The Federal Communications Commission ruled yesterday that the license renewal hearing involving a Dodge City, Kansas radio station, KTTL-FM, will not include consideration of the station’s anti-Jewish and anti-Black broadcasts in 1982 and 1983.
The FCC ruling was immediately assailed by the Anti-Defamation League of B’nai B’rith, whose director, Nathan Perlmutter, said the FCC’s decision “strains credulity. By any standard of public interest, of democratic fairness, of plain common sense, KTTL does not merit a broadcast license.”
The FCC ruling was a formal order, and reiterated the Commission’s April 26 action that broadcasts such as those aired on KTTL-FM fall within the First Amendment guarantee of freedom of speech. The next step will include a hearing before an administrative law judge.
The hearing, for which no date has yet been set, will include a review of the operations of the station, including review of log books, financial records, and the character of the licensees, Charlie and Nellie Babbs.

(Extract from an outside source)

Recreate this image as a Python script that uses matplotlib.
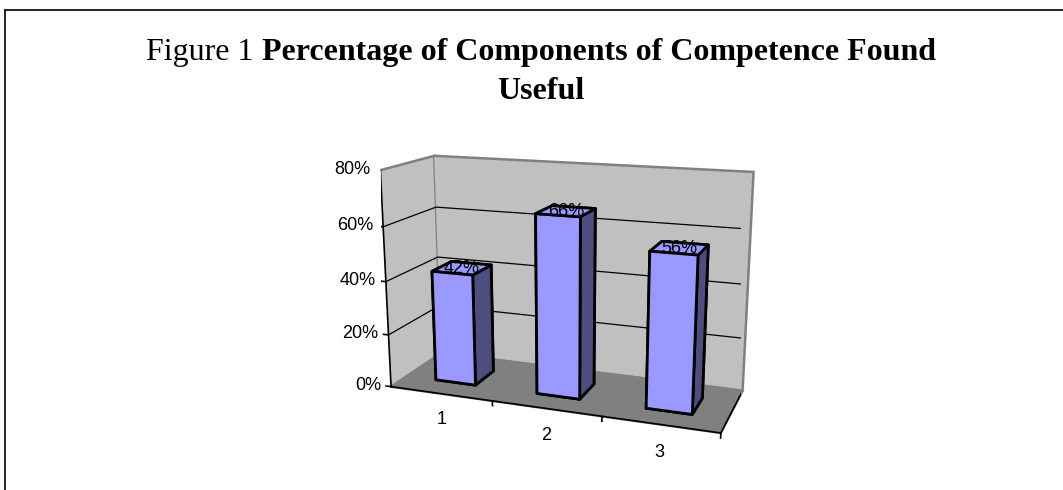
import numpy as np
import matplotlib
matplotlib.use('Agg')
import matplotlib.pyplot as plt
from matplotlib.lines import Line2D

# Datos del gráfico
categorias = ['1', '2', '3']
porcentajes = [42, 66, 56]
etiquetas_barras = ['42%', '66%', '56%']
ticks_eje = [0, 20, 40, 60, 80]
etiquetas_eje = ['0%', '20%', '40%', '60%', '80%']

titulo_normal = 'Figure 1 '
titulo_negrita = 'Percentage of Components of Competence Found'
titulo_linea2 = 'Useful'

ANCHO, ALTO = 1063, 490
COLOR_FRENTE = '#9999FF'
COLOR_LADO = '#4D4D80'
COLOR_PARED = '#C0C0C0'
COLOR_PISO = '#808080'
FUENTE_EJES = 'Liberation Sans'
FUENTE_TITULO = 'Liberation Serif'

fig = plt.figure(figsize=(ANCHO / 100, ALTO / 100), dpi=100)

# Marco exterior: solo el borde superior y el izquierdo
fig.add_artist(Line2D([5 / ANCHO, 5 / ANCHO], [0, 1 - 10 / ALTO], color='black', lw=1.2))
fig.add_artist(Line2D([5 / ANCHO, 1], [1 - 10 / ALTO, 1 - 10 / ALTO], color='black', lw=1.2))

# Título en dos partes (normal + negrita) centrado a mano
renderer = fig.canvas.get_renderer()
centro = 541
t1 = fig.text(0, 1 - 60 / ALTO, titulo_normal, fontsize=23, family=FUENTE_TITULO, va='baseline')
t2 = fig.text(0, 1 - 60 / ALTO, titulo_negrita, fontsize=23, family=FUENTE_TITULO,
              weight='bold', va='baseline')
w1 = t1.get_window_extent(renderer).width
w2 = t2.get_window_extent(renderer).width
x0 = centro - (w1 + w2) / 2
t1.set_x(x0 / ANCHO)
t2.set_x((x0 + w1) / ANCHO)
fig.text(centro / ANCHO, 1 - 99 / ALTO, titulo_linea2, fontsize=23, family=FUENTE_TITULO,
         weight='bold', ha='center', va='baseline')

# Gráfico de columnas 3D
ax = fig.add_axes([321 / ANCHO, 22 / ALTO, 480 / ANCHO, 360 / ALTO], projection='3d',
                  proj_type='persp', focal_length=0.5, computed_zorder=False)
n = len(categorias)
ax.set_xlim(0, n, view_margin=0)
ax.set_ylim(0, 1, view_margin=0)
ax.set_zlim(ticks_eje[0], ticks_eje[-1], view_margin=0)
ax.set_box_aspect((341, 112, 223), zoom=1.15)
ax.view_init(elev=15, azim=-70)
ax.patch.set_alpha(0)
ax.grid(False)

for eje, color in ((ax.xaxis, COLOR_PARED), (ax.yaxis, COLOR_PARED), (ax.zaxis, COLOR_PISO)):
    eje.set_pane_color(color)
    eje.pane.set_edgecolor('#808080')
    eje.pane.set_linewidth(1.8)
    eje.line.set_color((0, 0, 0, 0))
    eje.set_ticks([])
    eje.label.set_visible(False)
    eje.offsetText.set_visible(False)

# Matriz de proyección para colocar los textos en 2D
M = ax.get_proj()


def texto(x, y, z, s, **kw):
    p = M @ np.array([x, y, z, 1.0])
    return ax.text2D(p[0] / p[3], p[1] / p[3], s, transform=ax.transData,
                     fontsize=13, family=FUENTE_EJES, **kw)


# Líneas de división sobre la pared izquierda y la del fondo
for z in ticks_eje[1:-1]:
    ax.plot([0, 0, n], [0, 1, 1], [z, z, z], color='black', lw=0.9, zorder=2)

# Ejes
ax.plot([0, 0], [0, 0], [ticks_eje[0], ticks_eje[-1]], color='black', lw=1.2, zorder=8)
ax.plot([0, n], [0, 0], [0, 0], color='black', lw=1.2, zorder=8)
ax.plot([n, n], [0, 1], [0, 0], color='black', lw=1.2, zorder=8)

for z, txt in zip(ticks_eje, etiquetas_eje):
    ax.plot([0, -0.05], [0, 0], [z, z], color='black', lw=1.2, zorder=8)
    texto(-0.1, 0, z, txt, ha='right', va='center', zorder=9)

for k in range(1, n + 1):
    ax.plot([k, k], [0, 0], [0, -1.8], color='black', lw=1.2, zorder=8)

for i, txt in enumerate(categorias):
    texto(i + 0.5, 0, -10, txt, ha='center', va='center', zorder=9)

# Columnas: caras en orden -z, +z, -y, +y, -x, +x
caras = [COLOR_FRENTE, COLOR_FRENTE, COLOR_FRENTE, COLOR_FRENTE, COLOR_LADO, COLOR_LADO]
posiciones = np.arange(n) + 0.3
for i, v in enumerate(porcentajes):
    ax.bar3d(posiciones[i], 0.3, 0, 0.4, 0.4, v, color=caras, edgecolor='black',
             linewidth=2, shade=False, zorder=5)
    texto(posiciones[i] + 0.2, 0.5, v, etiquetas_barras[i], ha='center', va='center', zorder=10)

fig.savefig('out.png', dpi=100)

A petition against renewal on grounds of the program’s content had been denied by the FCC. Another group, calling themselves Community Service Broadcasting, has petitioned for the station’s license, saying that the present holders are unfit under FCC rules to hold the license.
BACKGROUND OF THE CONTROVERSY
KTTL-FM was the subject of controversy after widespread reports that it was broadcasting racist programming, primarily sermons and speeches supplied by right wing extremist groups, notably the Posse Comitatus, a small anti-tax group. In Latin, Posse Comitatus means “power to the county.”

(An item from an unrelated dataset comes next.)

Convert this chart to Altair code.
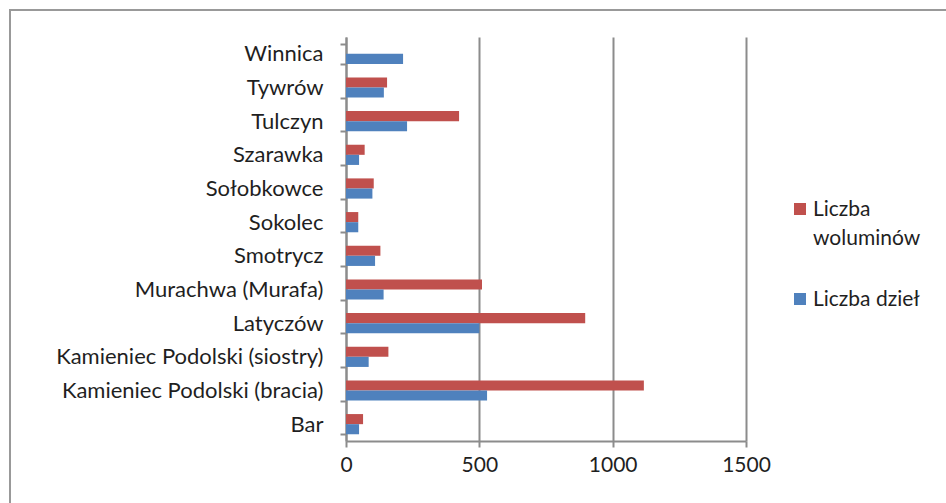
import altair as alt
import pandas as pd

categories = ["Winnica", "Tywrów", "Tulczyn", "Szarawka", "Sołobkowce", "Sokolec",
              "Smotrycz", "Murachwa (Murafa)", "Latyczów",
              "Kamieniec Podolski (siostry)", "Kamieniec Podolski (bracia)", "Bar"]
woluminy = [None, 154, 424, 70, 104, 46, 129, 510, 897, 159, 1117, 64]
dziela = [214, 142, 229, 49, 99, 46, 109, 141, 500, 85, 529, 49]
series = ["Liczba woluminów", "Liczba dzieł"]
legend_lines = [["Liczba", "woluminów"], ["Liczba dzieł"]]
colors = ["#C0504D", "#4F81BD"]
x_ticks = [0, 500, 1000, 1500]

rows = []
for c, w, d in zip(categories, woluminy, dziela):
    if w is not None:
        rows.append({"miejsce": c, "seria": series[0], "wartosc": w})
    if d is not None:
        rows.append({"miejsce": c, "seria": series[1], "wartosc": d})
df = pd.DataFrame(rows)

FONT = "Lato"
TXT = "#1f1f1f"
GRID = "#8c8c8c"

bars = alt.Chart(df).mark_bar(stroke=None).encode(
    x=alt.X("wartosc:Q",
            scale=alt.Scale(domain=[0, 1500], nice=False),
            axis=alt.Axis(values=x_ticks, format="d", title=None, grid=True, gridColor=GRID,
                          gridWidth=2, domainColor=GRID, domainWidth=2, tickColor=GRID,
                          tickWidth=2, tickSize=6, labelPadding=7, labelFontSize=21,
                          labelFont=FONT, labelColor=TXT, labelFlush=False)),
    y=alt.Y("miejsce:N", sort=categories,
            scale=alt.Scale(paddingInner=0.4, paddingOuter=0.2),
            axis=alt.Axis(title=None, domainColor=GRID, domainWidth=2, tickColor=GRID,
                          tickWidth=2, tickSize=6, tickBand="extent", labelPadding=17,
                          labelFontSize=22, labelFont=FONT, labelColor=TXT,
                          labelLimit=400)),
    yOffset=alt.YOffset("seria:N", sort=series),
    color=alt.Color("seria:N", sort=series,
                    scale=alt.Scale(domain=series, range=colors), legend=None),
)

# legend (decoration) built from the series lists
legend_layers = []
sym_y = [172, 262]
for name, lines, col, sy in zip(series, legend_lines, colors, sym_y):
    ld = pd.DataFrame({"seria": [name]})
    legend_layers.append(
        alt.Chart(ld).mark_square(size=144, color=col, opacity=1).encode(
            x=alt.value(454), y=alt.value(sy))
    )
    legend_layers.append(
        alt.Chart(ld).mark_text(text=lines, align="left", baseline="alphabetic",
                                font=FONT, fontSize=21, color=TXT, lineHeight=29).encode(
            x=alt.value(467), y=alt.value(sy + 7))
    )

frame = alt.Chart(pd.DataFrame({"a": [0]})).mark_rect(
    fill=None, stroke="#999999", strokeWidth=2
).encode(x=alt.value(-336), x2=alt.value(640), y=alt.value(-27), y2=alt.value(500))

chart = alt.layer(frame, bars, *legend_layers).properties(
    width=400, height=404,
    padding={"left": 346, "top": 37, "right": 200, "bottom": 62},
    autosize=alt.AutoSizeParams(type="none"),
    background="white",
).configure_view(stroke=None)

chart.save("out.html", embed_options={"renderer": "svg", "actions": False})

An example of the messages broadcast on KTTL-FM in 1983 is as follows: “You better start making dossiers, names, addresses, phone numbers, car license numbers, on every damn Jew rabbi in this land and every Anti-Defamation League leader or JDL leader in this land, and you better start doing it now. And know where he is …. You get these roadblock locations, where you can set up ambushes, and get it all working now.”
Perlmutter said broadcasts by KTTL-FM urging listeners to attack Jews and others “must be grounds for refusing to renew a station’s license to broadcast.” He added that the FCC’s decision yesterday was “a detour around the FCC’s legal obligation to serve the public interest.”

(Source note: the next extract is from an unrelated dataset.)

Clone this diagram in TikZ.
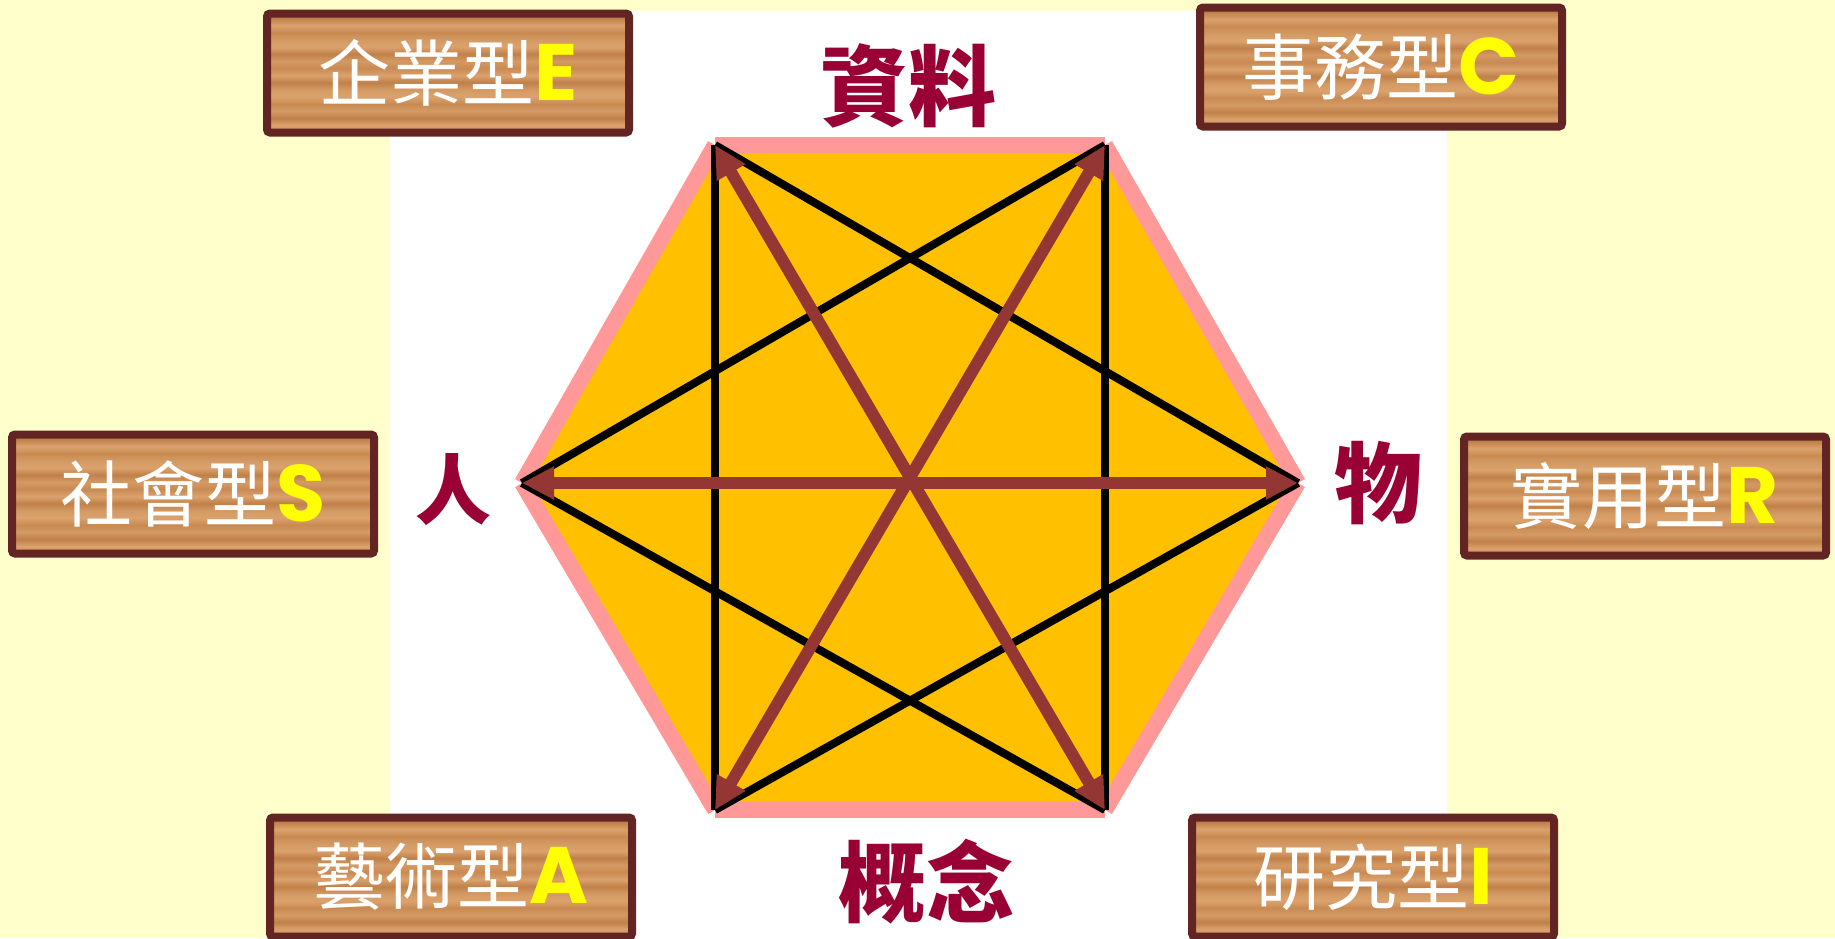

According to ADL civil rights division director Justin Finger, KTTL-FM has ceased broadcasting its racist programs. Finger noted that the FCC said last April that since the remarks in the broadcasts did not incite violence, the programs were protected under the First Amendment.
According to the commission’s ruling last April, the FCC is barred from “censoring broadcast material or interferring with the licensee’s discretion in selecting and broadcasting programming.” The Commission said it would not punish licensees for airing the programs in question “unless, speech no matter how abhorrent, creates a clear and present danger of serious evil that rises far above the public inconvenience, annoyance or unrest” or unless the programs were broadcast in violation of the Communications Act or its regulations.